Fui un niño feliz, no lo duden.
Registré incidentes en mi infancia como todos mis amigos, hube de ganarme unas zapatillas
nuevas aprobando un curso completo, no una asignatura. Ir al cine era una
fiesta que premiaba verdaderos méritos en relación a las necesidades de mi
casa, comer fuera sucedía muy de cuando en cuando y así, sentarse en un
restaurante era algo casi de ensueño. En definitiva, el esfuerzo y el
compromiso en el seno familiar, la escuela y también en el deporte –escolar en
el aquel tiempo-, era la medida de todas las cosas.
Nuestros hijos han perdido la
inquietud ante los imponderables, les hemos transmitido que nada cambiará, que
todo es estable y ellos, por su parte, han interiorizado que tienen derecho a
exigir pues han aprendido que antes de abrir la boca ya tienen lo que en ese
momento puedan haber deseado. No lo estamos haciendo bien, se da la paradoja de
que niños perfectamente educados son verdaderos inútiles a la hora de
desenvolverse de forma autónoma.
Nos aterra que no sepan hablar
idiomas, les buscamos profesores particulares hasta para hacer macramé, si
existe algún conflicto relacional en la escuela, el equipo en el que jueguen,
en el vecindario o allá donde se encuentren, en lugar de empujarles a la
auto-gestión nos gastamos los dineros en psicólogos, terapeutas y no sé cuantos
más adláteres que cubran y disimulen nuestra propia inoperancia. ¿Les duele la
crudeza de mis argumentos?, de eso se trata precisamente, de eso se trata.

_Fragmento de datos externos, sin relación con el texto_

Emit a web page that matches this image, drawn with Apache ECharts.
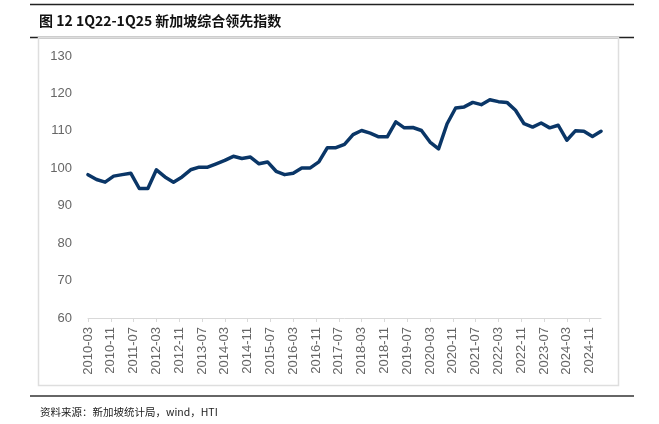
<!DOCTYPE html>
<html><head><meta charset="utf-8">
<script src="https://cdn.jsdelivr.net/npm/echarts@6/dist/echarts.min.js"></script>
<style>html,body{margin:0;padding:0;background:#fff}#c{width:659px;height:424px}</style>
</head><body><div id="c"></div>
<script>
// Quarterly Singapore composite leading index, 2010-03 .. 2025-03
const startYear = 2010, startMonth = 3, endYear = 2025, endMonth = 3;
const quarterMonths = [3, 6, 9, 12];
const values = [
  98.3, 97.0, 96.3, 97.9, 98.3, 98.7, 94.6, 94.6,
  99.6, 97.7, 96.3, 97.7, 99.6, 100.3, 100.3, 101.2,
  102.1, 103.2, 102.6, 103.0, 101.2, 101.7, 99.2, 98.3,
  98.7, 100.1, 100.1, 101.7, 105.5, 105.5, 106.4, 109.0,
  110.1, 109.4, 108.4, 108.4, 112.4, 110.8, 110.9, 110.1,
  107.0, 105.2, 111.9, 116.1, 116.4, 117.6, 117.0, 118.3,
  117.8, 117.6, 115.5, 111.9, 111.0, 112.1, 110.8, 111.5,
  107.5, 110.0, 109.9, 108.5, 109.9
];
const yTicks = [60, 70, 80, 90, 100, 110, 120, 130];
const titleText = '图 12 1Q22-1Q25 新加坡综合领先指数';
const sourceText = '资料来源：新加坡统计局，wind，HTI';

// monthly categories (axis is a monthly date axis; data quarterly)
const categories = [];
const seriesData = [];
let qi = 0;
for (let y = startYear, m = startMonth; y < endYear || (y === endYear && m <= endMonth); ) {
  categories.push(y + '-' + String(m).padStart(2, '0'));
  seriesData.push(quarterMonths.includes(m) ? values[qi++] : null);
  m++; if (m > 12) { m = 1; y++; }
}

const chart = echarts.init(document.getElementById('c'), null, {renderer: 'canvas'});
const grey = '#d9d9d9';
chart.setOption({
  animation: false,
  backgroundColor: '#fff',
  grid: {left: 88, right: 58, top: 56, bottom: 106, containLabel: false},
  xAxis: {
    type: 'category', data: categories, boundaryGap: false,
    axisLine: {lineStyle: {color: grey, width: 1}},
    axisTick: {show: true, interval: 7, length: 4, lineStyle: {color: grey}},
    axisLabel: {interval: 7, rotate: 90, margin: 9, color: '#666', fontSize: 13, fontFamily: 'Liberation Sans'}
  },
  yAxis: {
    type: 'value', min: yTicks[0], max: yTicks[yTicks.length - 1], interval: 10,
    axisLine: {show: false}, axisTick: {show: false}, splitLine: {show: false},
    axisLabel: {margin: 16, color: '#666', fontSize: 13, fontFamily: 'Liberation Sans'}
  },
  series: [{
    type: 'line', data: seriesData, connectNulls: true, showSymbol: false, symbol: 'none',
    lineStyle: {color: '#0a3667', width: 3.5, join: 'round', cap: 'round'}
  }],
  graphic: [
    {type: 'line', shape: {x1: 30, y1: 4.5, x2: 634, y2: 4.5}, style: {stroke: '#222', lineWidth: 1.5}},
    {type: 'text', left: 39, top: 14, style: {text: titleText, font: 'bold 14px "Noto Sans CJK SC", "Liberation Sans"', fill: '#111'}},
    {type: 'line', shape: {x1: 30, y1: 37.5, x2: 634, y2: 37.5}, style: {stroke: '#222', lineWidth: 1.5}},
    {type: 'rect', shape: {x: 38.5, y: 37.5, width: 580, height: 348}, style: {stroke: '#dedede', fill: null, lineWidth: 1.5}, z: 10},
    {type: 'line', shape: {x1: 30, y1: 396, x2: 634, y2: 396}, style: {stroke: '#333', lineWidth: 1.5}},
    {type: 'text', left: 40, top: 407, style: {text: sourceText, font: '10.5px "Noto Sans CJK SC"', fill: '#222'}}
  ]
});
</script></body></html>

Lo dicho, me voy a volcar a eso
del padre malo malote que no carga la mochila de su hijo al salir del colegio,
que no le aguanta el bocata en la mano mientras el nene va mordisqueando y que no
pierde el culo para comprar una consola de última generación basándome en que
el crio es diligente y se porta bien. ¡Puñeta!, eso es lo que debe ser, va con
el cargo de ser hijo y no debe premiarse, ¿me dirán que no?.
Me recuerdo a mí mismo partidos
en los que criticaba la actitud de algunos niños de poblaciones o barrios
eufemísticamente llamados desfavorecidos. Esos críos se dejaban la piel en todo
momento y ¿saben?, la razón es muy clara, juegan y hacen vida en la calle, no
pueden tener todo lo que desean y así, lo poco o mucho que consiguen, lo viven
en triunfo y no como un derecho adquirido. Ahí y no en otra parte radica el
secreto de sus éxitos.
Cambio de tercio. Asumamos la
responsabilidad, no se trata de que planeta le dejaremos a nuestros hijos, se
trata de que ciudadanos le dejaremos a este cansado y perplejo mundo.